== THE EXERCISE ==
All of the data should be repeated exactly; pictures are not part of the copy.

== DATASET EXTRACT ==
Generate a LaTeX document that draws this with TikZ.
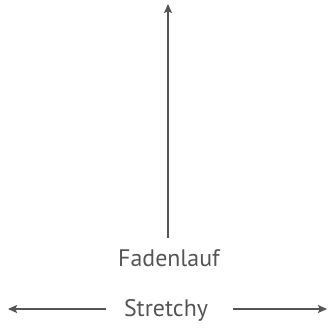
\documentclass[tikz,border=0pt]{standalone}
\usepackage{fontspec}
\setmainfont{PT Sans}
\usetikzlibrary{arrows.meta}
\definecolor{ink}{HTML}{555555}
\tikzset{
  lbl/.style={text=ink, font=\fontsize{24}{26}\selectfont, inner sep=0pt, anchor=base},
  arr/.style={draw=ink, line width=1.2bp, -{Stealth[length=9bp,width=8bp,inset=1.5bp]}}
}
\begin{document}
\begin{tikzpicture}[x=1bp,y=-1bp]
\useasboundingbox (0,0) rectangle (334,331);
\node[lbl] (faden) at (169,266) {Fadenlauf};
\node[lbl] (stretch) at (166,316) {Stretchy};
\coordinate (top) at (168,4);
\coordinate (fbot) at (168,238);
\coordinate (lstart) at (106,309);
\coordinate (lend) at (8,309);
\coordinate (rstart) at (233,309);
\coordinate (rend) at (327,309);
\draw[arr] (fbot) -- (top);
\draw[arr] (lstart) -- (lend);
\draw[arr] (rstart) -- (rend);
\end{tikzpicture}
\end{document}
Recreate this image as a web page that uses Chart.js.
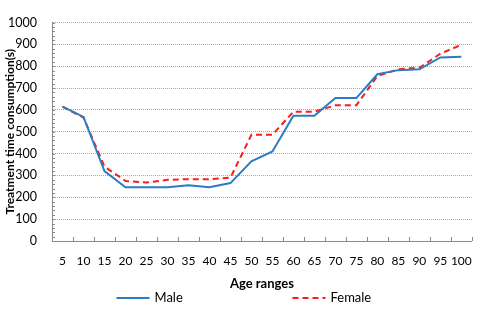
<!DOCTYPE html>
<html>
<head>
<meta charset="utf-8">
<script src="https://cdn.jsdelivr.net/npm/chart.js@4/dist/chart.umd.min.js"></script>
<style>
  html, body { margin: 0; padding: 0; background: #fff; }
  #wrap { width: 485px; height: 311px; }
</style>
</head>
<body>
<div id="wrap"><canvas id="myChart"></canvas></div>
<script>
var ageLabels = ['5','10','15','20','25','30','35','40','45','50','55','60','65','70','75','80','85','90','95','100'];
var maleValues = [615, 568, 320, 246, 246, 246, 255, 246, 265, 365, 410, 573, 573, 654, 654, 763, 782, 786, 840, 843];
var femaleValues = [615, 565, 340, 275, 268, 280, 283, 283, 290, 486, 486, 592, 592, 621, 621, 755, 786, 793, 857, 898];
var yTicks = [0, 100, 200, 300, 400, 500, 600, 700, 800, 900, 1000];

var FONT = "Lato, 'Liberation Sans', sans-serif";

// small inward ticks on the y axis (every 20) and x axis category ticks
var axisTicks = {
    id: 'axisTicks',
    afterDraw: function(chart) {
        var ctx = chart.ctx;
        var y = chart.scales.y, x = chart.scales.x;
        ctx.save();
        ctx.strokeStyle = '#8c8c8c';
        ctx.lineWidth = 1;
        ctx.beginPath();
        for (var v = 0; v <= 1000; v += 20) {
            var py = Math.round(y.getPixelForValue(v)) + 0.5;
            ctx.moveTo(x.left, py);
            ctx.lineTo(x.left + 3, py);
        }
        for (var i = 0; i <= ageLabels.length; i++) {
            var px = Math.round(x.getPixelForValue(i - 0.5)) + 0.5;
            ctx.moveTo(px, y.bottom);
            ctx.lineTo(px, y.bottom - 4);
        }
        ctx.stroke();
        ctx.restore();
    }
};

// legend drawn at the bottom, spread out like the original
var bottomLegend = {
    id: 'bottomLegend',
    afterDraw: function(chart) {
        var ctx = chart.ctx;
        var ly = chart.height - 13;
        var cx = chart.width / 2;
        var items = [
            { ds: chart.data.datasets[0], x: cx - 126 },
            { ds: chart.data.datasets[1], x: cx + 50 }
        ];
        ctx.save();
        ctx.font = '13px ' + FONT;
        ctx.textBaseline = 'middle';
        ctx.fillStyle = '#000';
        items.forEach(function(it) {
            ctx.strokeStyle = it.ds.borderColor;
            ctx.lineWidth = 2;
            ctx.setLineDash(it.ds.borderDash || []);
            ctx.beginPath();
            ctx.moveTo(it.x, ly);
            ctx.lineTo(it.x + 33, ly);
            ctx.stroke();
            ctx.fillText(it.ds.label, it.x + 38, ly);
        });
        ctx.restore();
    }
};

var ctx = document.getElementById('myChart').getContext('2d');
var chart = new Chart(ctx, {
    type: 'line',
    data: {
        labels: ageLabels,
        datasets: [{
            label: 'Male',
            data: maleValues,
            borderColor: '#2a7dc4',
            backgroundColor: '#2a7dc4',
            borderWidth: 2,
            pointRadius: 0,
            tension: 0
        }, {
            label: 'Female',
            data: femaleValues,
            borderColor: '#ff1a1a',
            backgroundColor: '#ff1a1a',
            borderWidth: 2,
            borderDash: [6, 4],
            pointRadius: 0,
            tension: 0
        }]
    },
    plugins: [axisTicks, bottomLegend],
    options: {
        responsive: true,
        maintainAspectRatio: false,
        animation: false,
        layout: { padding: { top: 4, right: 9, left: 0, bottom: 19 } },
        plugins: {
            legend: { display: false },
            tooltip: { enabled: false }
        },
        scales: {
            x: {
                offset: true,
                grid: { display: false, offset: true, drawTicks: false, tickLength: 0 },
                border: { color: '#8c8c8c', width: 1 },
                ticks: { color: '#000', font: { family: FONT, size: 12 }, padding: 13, maxRotation: 0, autoSkip: false },
                title: { display: true, text: 'Age ranges', color: '#000', font: { family: FONT, size: 13, weight: 'bold' }, padding: { top: -5, bottom: 0 } }
            },
            y: {
                min: 0,
                max: 1000,
                afterBuildTicks: function(scale) {
                    scale.ticks = yTicks.map(function(v) { return { value: v }; });
                },
                afterFit: function(scale) { scale.width = 52; },
                grid: { color: '#a6a6a6', tickLength: 0, drawTicks: false },
                border: { color: '#8c8c8c', width: 1, display: true, dash: [1, 1] },
                ticks: { color: '#000', font: { family: FONT, size: 12.5 }, padding: 15,
                    callback: function(v) { return String(v); } },
                title: { display: true, text: 'Treatment time consumption(s)', color: '#000', font: { family: FONT, size: 12, weight: 'bold' }, padding: { top: 3, bottom: 0 } }
            }
        }
    }
});
</script>
</body>
</html>
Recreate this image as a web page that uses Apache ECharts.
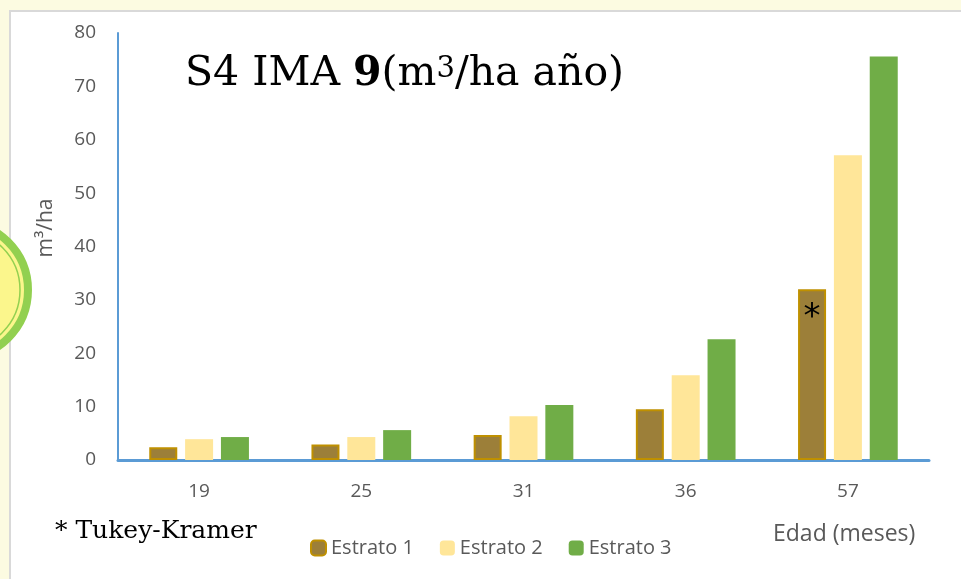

== SOLVED EXERCISE ==
Generate a LaTeX document that draws this with TikZ.
\documentclass[tikz,border=0pt]{standalone}
\usepackage{fontspec}
\setmainfont{PT Sans}
\usetikzlibrary{arrows.meta}
\definecolor{ink}{HTML}{555555}
\tikzset{
  lbl/.style={text=ink, font=\fontsize{24}{26}\selectfont, inner sep=0pt, anchor=base},
  arr/.style={draw=ink, line width=1.2bp, -{Stealth[length=9bp,width=8bp,inset=1.5bp]}}
}
\begin{document}
\begin{tikzpicture}[x=1bp,y=-1bp]
\useasboundingbox (0,0) rectangle (334,331);
\node[lbl] (faden) at (169,266) {Fadenlauf};
\node[lbl] (stretch) at (166,316) {Stretchy};
\coordinate (top) at (168,4);
\coordinate (fbot) at (168,238);
\coordinate (lstart) at (106,309);
\coordinate (lend) at (8,309);
\coordinate (rstart) at (233,309);
\coordinate (rend) at (327,309);
\draw[arr] (fbot) -- (top);
\draw[arr] (lstart) -- (lend);
\draw[arr] (rstart) -- (rend);
\end{tikzpicture}
\end{document}
Recreate this image as a web page that uses Chart.js.
<!DOCTYPE html>
<html>
<head>
<meta charset="utf-8">
<script src="https://cdn.jsdelivr.net/npm/chart.js@4/dist/chart.umd.min.js"></script>
<style>
  html, body { margin: 0; padding: 0; background: #fff; }
  #wrap { width: 485px; height: 311px; }
</style>
</head>
<body>
<div id="wrap"><canvas id="myChart"></canvas></div>
<script>
var ageLabels = ['5','10','15','20','25','30','35','40','45','50','55','60','65','70','75','80','85','90','95','100'];
var maleValues = [615, 568, 320, 246, 246, 246, 255, 246, 265, 365, 410, 573, 573, 654, 654, 763, 782, 786, 840, 843];
var femaleValues = [615, 565, 340, 275, 268, 280, 283, 283, 290, 486, 486, 592, 592, 621, 621, 755, 786, 793, 857, 898];
var yTicks = [0, 100, 200, 300, 400, 500, 600, 700, 800, 900, 1000];

var FONT = "Lato, 'Liberation Sans', sans-serif";

// small inward ticks on the y axis (every 20) and x axis category ticks
var axisTicks = {
    id: 'axisTicks',
    afterDraw: function(chart) {
        var ctx = chart.ctx;
        var y = chart.scales.y, x = chart.scales.x;
        ctx.save();
        ctx.strokeStyle = '#8c8c8c';
        ctx.lineWidth = 1;
        ctx.beginPath();
        for (var v = 0; v <= 1000; v += 20) {
            var py = Math.round(y.getPixelForValue(v)) + 0.5;
            ctx.moveTo(x.left, py);
            ctx.lineTo(x.left + 3, py);
        }
        for (var i = 0; i <= ageLabels.length; i++) {
            var px = Math.round(x.getPixelForValue(i - 0.5)) + 0.5;
            ctx.moveTo(px, y.bottom);
            ctx.lineTo(px, y.bottom - 4);
        }
        ctx.stroke();
        ctx.restore();
    }
};

// legend drawn at the bottom, spread out like the original
var bottomLegend = {
    id: 'bottomLegend',
    afterDraw: function(chart) {
        var ctx = chart.ctx;
        var ly = chart.height - 13;
        var cx = chart.width / 2;
        var items = [
            { ds: chart.data.datasets[0], x: cx - 126 },
            { ds: chart.data.datasets[1], x: cx + 50 }
        ];
        ctx.save();
        ctx.font = '13px ' + FONT;
        ctx.textBaseline = 'middle';
        ctx.fillStyle = '#000';
        items.forEach(function(it) {
            ctx.strokeStyle = it.ds.borderColor;
            ctx.lineWidth = 2;
            ctx.setLineDash(it.ds.borderDash || []);
            ctx.beginPath();
            ctx.moveTo(it.x, ly);
            ctx.lineTo(it.x + 33, ly);
            ctx.stroke();
            ctx.fillText(it.ds.label, it.x + 38, ly);
        });
        ctx.restore();
    }
};

var ctx = document.getElementById('myChart').getContext('2d');
var chart = new Chart(ctx, {
    type: 'line',
    data: {
        labels: ageLabels,
        datasets: [{
            label: 'Male',
            data: maleValues,
            borderColor: '#2a7dc4',
            backgroundColor: '#2a7dc4',
            borderWidth: 2,
            pointRadius: 0,
            tension: 0
        }, {
            label: 'Female',
            data: femaleValues,
            borderColor: '#ff1a1a',
            backgroundColor: '#ff1a1a',
            borderWidth: 2,
            borderDash: [6, 4],
            pointRadius: 0,
            tension: 0
        }]
    },
    plugins: [axisTicks, bottomLegend],
    options: {
        responsive: true,
        maintainAspectRatio: false,
        animation: false,
        layout: { padding: { top: 4, right: 9, left: 0, bottom: 19 } },
        plugins: {
            legend: { display: false },
            tooltip: { enabled: false }
        },
        scales: {
            x: {
                offset: true,
                grid: { display: false, offset: true, drawTicks: false, tickLength: 0 },
                border: { color: '#8c8c8c', width: 1 },
                ticks: { color: '#000', font: { family: FONT, size: 12 }, padding: 13, maxRotation: 0, autoSkip: false },
                title: { display: true, text: 'Age ranges', color: '#000', font: { family: FONT, size: 13, weight: 'bold' }, padding: { top: -5, bottom: 0 } }
            },
            y: {
                min: 0,
                max: 1000,
                afterBuildTicks: function(scale) {
                    scale.ticks = yTicks.map(function(v) { return { value: v }; });
                },
                afterFit: function(scale) { scale.width = 52; },
                grid: { color: '#a6a6a6', tickLength: 0, drawTicks: false },
                border: { color: '#8c8c8c', width: 1, display: true, dash: [1, 1] },
                ticks: { color: '#000', font: { family: FONT, size: 12.5 }, padding: 15,
                    callback: function(v) { return String(v); } },
                title: { display: true, text: 'Treatment time consumption(s)', color: '#000', font: { family: FONT, size: 12, weight: 'bold' }, padding: { top: 3, bottom: 0 } }
            }
        }
    }
});
</script>
</body>
</html>
Recreate this image as a web page that uses Apache ECharts.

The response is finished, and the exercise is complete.